* [Exercise brief]
Leave out the images and repeat the listing below without a single change.

%%

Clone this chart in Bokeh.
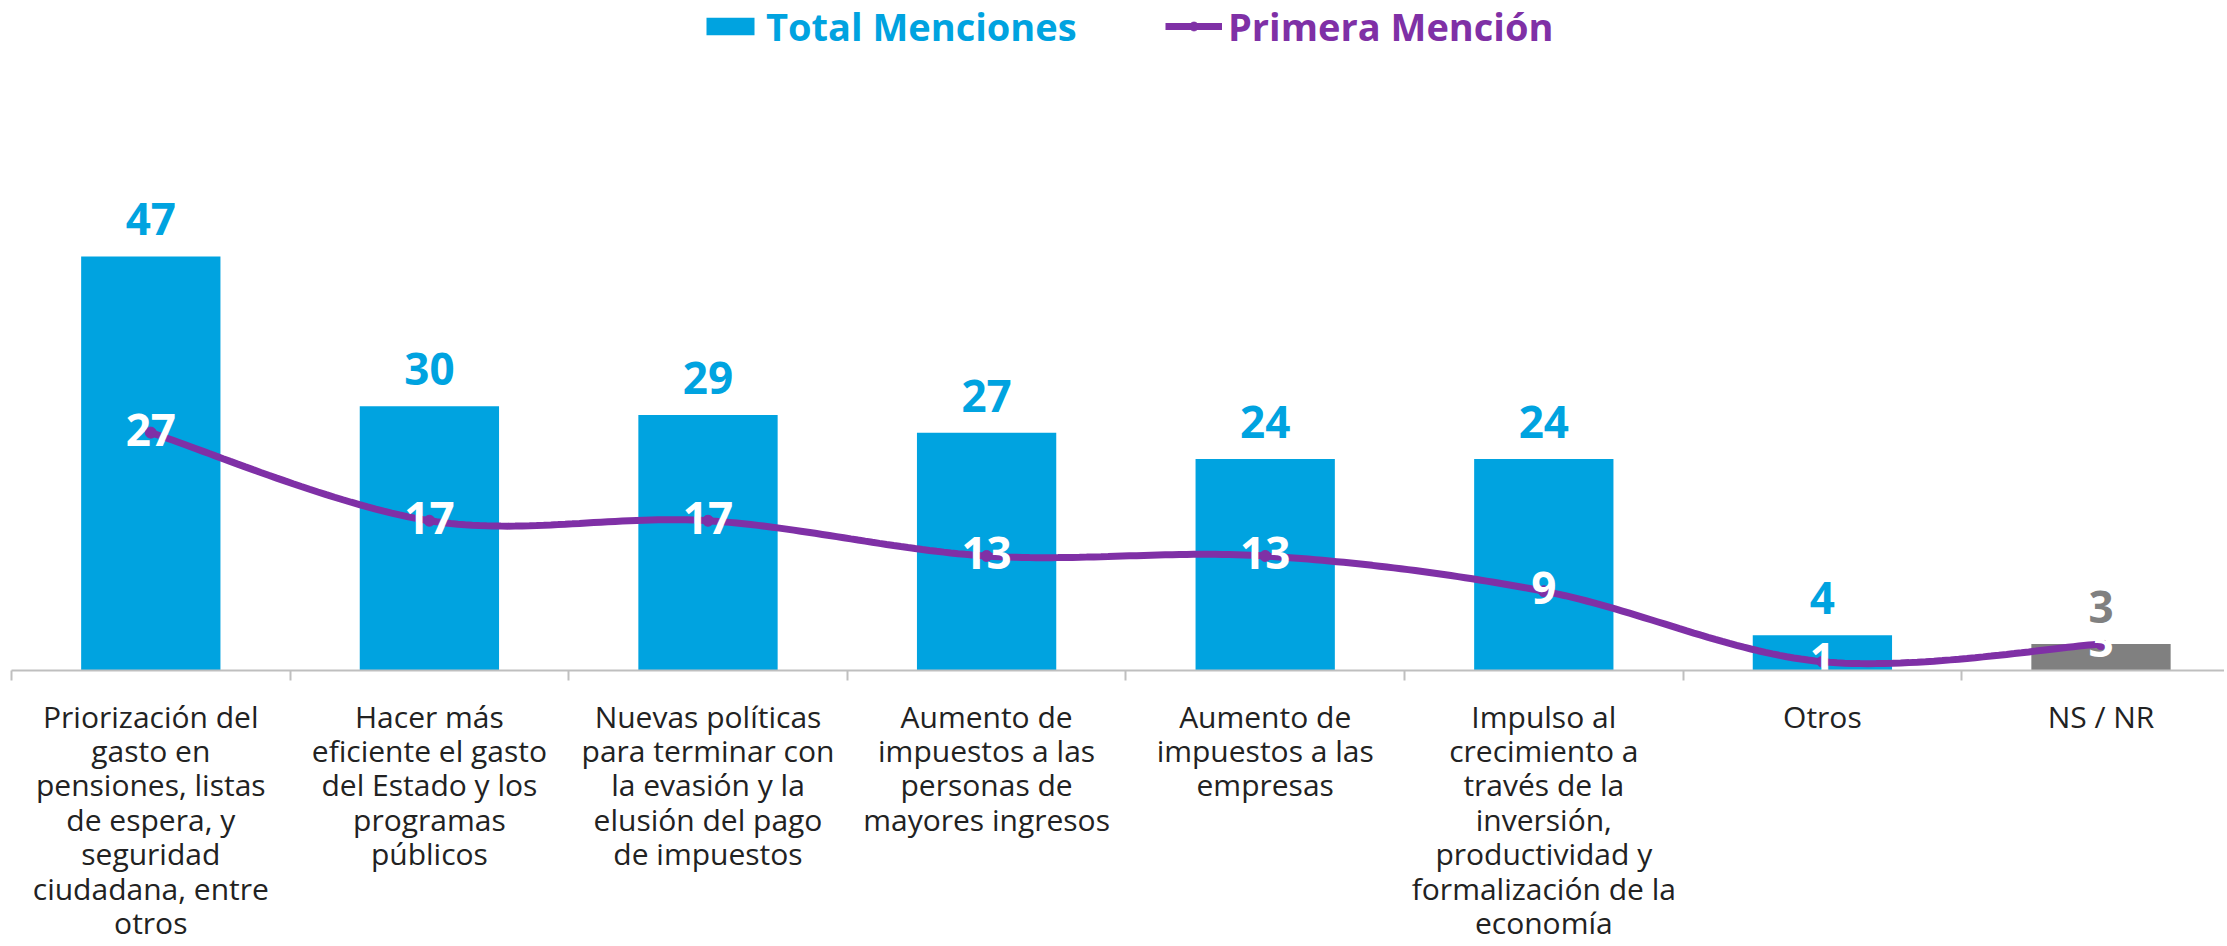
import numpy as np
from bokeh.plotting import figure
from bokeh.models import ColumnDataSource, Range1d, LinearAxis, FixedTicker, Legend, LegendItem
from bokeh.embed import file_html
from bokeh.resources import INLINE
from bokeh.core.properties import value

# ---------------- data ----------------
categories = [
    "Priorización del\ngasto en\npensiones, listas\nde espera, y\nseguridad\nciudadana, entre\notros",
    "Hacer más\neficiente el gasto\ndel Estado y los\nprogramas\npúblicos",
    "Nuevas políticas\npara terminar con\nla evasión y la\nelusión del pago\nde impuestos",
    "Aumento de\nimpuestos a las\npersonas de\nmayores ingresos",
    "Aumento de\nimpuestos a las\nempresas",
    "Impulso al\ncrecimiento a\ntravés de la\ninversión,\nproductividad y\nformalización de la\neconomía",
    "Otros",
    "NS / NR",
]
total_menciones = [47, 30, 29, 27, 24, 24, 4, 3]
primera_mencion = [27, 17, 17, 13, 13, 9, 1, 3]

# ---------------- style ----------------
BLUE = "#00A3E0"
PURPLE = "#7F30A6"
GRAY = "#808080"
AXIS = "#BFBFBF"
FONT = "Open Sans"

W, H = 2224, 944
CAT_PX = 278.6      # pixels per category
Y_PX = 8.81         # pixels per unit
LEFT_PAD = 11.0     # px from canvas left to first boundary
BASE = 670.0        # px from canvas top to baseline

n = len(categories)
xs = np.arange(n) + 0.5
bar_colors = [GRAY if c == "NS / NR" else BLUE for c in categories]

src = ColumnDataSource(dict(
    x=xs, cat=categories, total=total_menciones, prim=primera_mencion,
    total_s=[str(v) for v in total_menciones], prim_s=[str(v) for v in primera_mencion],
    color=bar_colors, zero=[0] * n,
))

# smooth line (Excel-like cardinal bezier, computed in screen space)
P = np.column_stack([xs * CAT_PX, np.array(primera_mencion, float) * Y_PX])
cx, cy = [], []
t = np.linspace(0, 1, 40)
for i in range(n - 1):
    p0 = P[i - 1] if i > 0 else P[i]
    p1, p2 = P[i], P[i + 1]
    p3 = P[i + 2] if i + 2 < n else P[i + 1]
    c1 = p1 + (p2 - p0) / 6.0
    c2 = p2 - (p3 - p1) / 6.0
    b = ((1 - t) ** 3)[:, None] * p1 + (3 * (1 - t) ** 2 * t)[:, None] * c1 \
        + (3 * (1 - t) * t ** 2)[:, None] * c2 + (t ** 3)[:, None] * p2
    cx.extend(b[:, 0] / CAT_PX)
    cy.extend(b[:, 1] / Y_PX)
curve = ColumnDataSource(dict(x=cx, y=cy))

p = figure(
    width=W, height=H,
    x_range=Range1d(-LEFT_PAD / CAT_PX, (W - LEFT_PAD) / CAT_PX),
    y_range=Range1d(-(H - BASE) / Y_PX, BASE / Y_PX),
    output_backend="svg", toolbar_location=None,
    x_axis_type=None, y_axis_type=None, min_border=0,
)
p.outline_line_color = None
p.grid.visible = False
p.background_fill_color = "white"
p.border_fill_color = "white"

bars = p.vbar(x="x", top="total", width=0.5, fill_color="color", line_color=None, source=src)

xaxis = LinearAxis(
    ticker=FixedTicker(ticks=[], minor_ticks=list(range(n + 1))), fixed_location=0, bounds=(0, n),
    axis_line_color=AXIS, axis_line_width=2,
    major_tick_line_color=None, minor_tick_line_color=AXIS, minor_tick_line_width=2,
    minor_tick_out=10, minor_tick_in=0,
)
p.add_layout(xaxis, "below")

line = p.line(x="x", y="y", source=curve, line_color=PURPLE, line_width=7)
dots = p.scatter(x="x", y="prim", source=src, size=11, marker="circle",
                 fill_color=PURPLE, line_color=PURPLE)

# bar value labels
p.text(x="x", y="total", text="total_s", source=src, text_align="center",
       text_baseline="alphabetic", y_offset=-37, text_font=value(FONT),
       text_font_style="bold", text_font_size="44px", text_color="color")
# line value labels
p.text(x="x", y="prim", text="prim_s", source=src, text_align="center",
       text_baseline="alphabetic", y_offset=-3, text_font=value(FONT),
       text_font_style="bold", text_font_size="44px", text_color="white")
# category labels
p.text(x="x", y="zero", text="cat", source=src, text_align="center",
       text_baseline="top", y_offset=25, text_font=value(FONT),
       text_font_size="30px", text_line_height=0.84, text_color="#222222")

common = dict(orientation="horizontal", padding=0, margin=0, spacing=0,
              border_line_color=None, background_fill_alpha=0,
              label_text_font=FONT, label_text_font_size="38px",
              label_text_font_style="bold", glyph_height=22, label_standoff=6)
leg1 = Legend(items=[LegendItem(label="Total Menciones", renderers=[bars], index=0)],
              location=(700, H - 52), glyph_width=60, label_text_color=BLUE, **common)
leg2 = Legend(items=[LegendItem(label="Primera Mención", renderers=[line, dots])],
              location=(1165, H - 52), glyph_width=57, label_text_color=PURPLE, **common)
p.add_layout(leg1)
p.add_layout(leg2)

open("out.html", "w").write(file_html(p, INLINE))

%%

* [Complete output]
Clone this chart in Bokeh.
import numpy as np
from bokeh.plotting import figure
from bokeh.models import ColumnDataSource, Range1d, LinearAxis, FixedTicker, Legend, LegendItem
from bokeh.embed import file_html
from bokeh.resources import INLINE
from bokeh.core.properties import value

# ---------------- data ----------------
categories = [
    "Priorización del\ngasto en\npensiones, listas\nde espera, y\nseguridad\nciudadana, entre\notros",
    "Hacer más\neficiente el gasto\ndel Estado y los\nprogramas\npúblicos",
    "Nuevas políticas\npara terminar con\nla evasión y la\nelusión del pago\nde impuestos",
    "Aumento de\nimpuestos a las\npersonas de\nmayores ingresos",
    "Aumento de\nimpuestos a las\nempresas",
    "Impulso al\ncrecimiento a\ntravés de la\ninversión,\nproductividad y\nformalización de la\neconomía",
    "Otros",
    "NS / NR",
]
total_menciones = [47, 30, 29, 27, 24, 24, 4, 3]
primera_mencion = [27, 17, 17, 13, 13, 9, 1, 3]

# ---------------- style ----------------
BLUE = "#00A3E0"
PURPLE = "#7F30A6"
GRAY = "#808080"
AXIS = "#BFBFBF"
FONT = "Open Sans"

W, H = 2224, 944
CAT_PX = 278.6      # pixels per category
Y_PX = 8.81         # pixels per unit
LEFT_PAD = 11.0     # px from canvas left to first boundary
BASE = 670.0        # px from canvas top to baseline

n = len(categories)
xs = np.arange(n) + 0.5
bar_colors = [GRAY if c == "NS / NR" else BLUE for c in categories]

src = ColumnDataSource(dict(
    x=xs, cat=categories, total=total_menciones, prim=primera_mencion,
    total_s=[str(v) for v in total_menciones], prim_s=[str(v) for v in primera_mencion],
    color=bar_colors, zero=[0] * n,
))

# smooth line (Excel-like cardinal bezier, computed in screen space)
P = np.column_stack([xs * CAT_PX, np.array(primera_mencion, float) * Y_PX])
cx, cy = [], []
t = np.linspace(0, 1, 40)
for i in range(n - 1):
    p0 = P[i - 1] if i > 0 else P[i]
    p1, p2 = P[i], P[i + 1]
    p3 = P[i + 2] if i + 2 < n else P[i + 1]
    c1 = p1 + (p2 - p0) / 6.0
    c2 = p2 - (p3 - p1) / 6.0
    b = ((1 - t) ** 3)[:, None] * p1 + (3 * (1 - t) ** 2 * t)[:, None] * c1 \
        + (3 * (1 - t) * t ** 2)[:, None] * c2 + (t ** 3)[:, None] * p2
    cx.extend(b[:, 0] / CAT_PX)
    cy.extend(b[:, 1] / Y_PX)
curve = ColumnDataSource(dict(x=cx, y=cy))

p = figure(
    width=W, height=H,
    x_range=Range1d(-LEFT_PAD / CAT_PX, (W - LEFT_PAD) / CAT_PX),
    y_range=Range1d(-(H - BASE) / Y_PX, BASE / Y_PX),
    output_backend="svg", toolbar_location=None,
    x_axis_type=None, y_axis_type=None, min_border=0,
)
p.outline_line_color = None
p.grid.visible = False
p.background_fill_color = "white"
p.border_fill_color = "white"

bars = p.vbar(x="x", top="total", width=0.5, fill_color="color", line_color=None, source=src)

xaxis = LinearAxis(
    ticker=FixedTicker(ticks=[], minor_ticks=list(range(n + 1))), fixed_location=0, bounds=(0, n),
    axis_line_color=AXIS, axis_line_width=2,
    major_tick_line_color=None, minor_tick_line_color=AXIS, minor_tick_line_width=2,
    minor_tick_out=10, minor_tick_in=0,
)
p.add_layout(xaxis, "below")

line = p.line(x="x", y="y", source=curve, line_color=PURPLE, line_width=7)
dots = p.scatter(x="x", y="prim", source=src, size=11, marker="circle",
                 fill_color=PURPLE, line_color=PURPLE)

# bar value labels
p.text(x="x", y="total", text="total_s", source=src, text_align="center",
       text_baseline="alphabetic", y_offset=-37, text_font=value(FONT),
       text_font_style="bold", text_font_size="44px", text_color="color")
# line value labels
p.text(x="x", y="prim", text="prim_s", source=src, text_align="center",
       text_baseline="alphabetic", y_offset=-3, text_font=value(FONT),
       text_font_style="bold", text_font_size="44px", text_color="white")
# category labels
p.text(x="x", y="zero", text="cat", source=src, text_align="center",
       text_baseline="top", y_offset=25, text_font=value(FONT),
       text_font_size="30px", text_line_height=0.84, text_color="#222222")

common = dict(orientation="horizontal", padding=0, margin=0, spacing=0,
              border_line_color=None, background_fill_alpha=0,
              label_text_font=FONT, label_text_font_size="38px",
              label_text_font_style="bold", glyph_height=22, label_standoff=6)
leg1 = Legend(items=[LegendItem(label="Total Menciones", renderers=[bars], index=0)],
              location=(700, H - 52), glyph_width=60, label_text_color=BLUE, **common)
leg2 = Legend(items=[LegendItem(label="Primera Mención", renderers=[line, dots])],
              location=(1165, H - 52), glyph_width=57, label_text_color=PURPLE, **common)
p.add_layout(leg1)
p.add_layout(leg2)

open("out.html", "w").write(file_html(p, INLINE))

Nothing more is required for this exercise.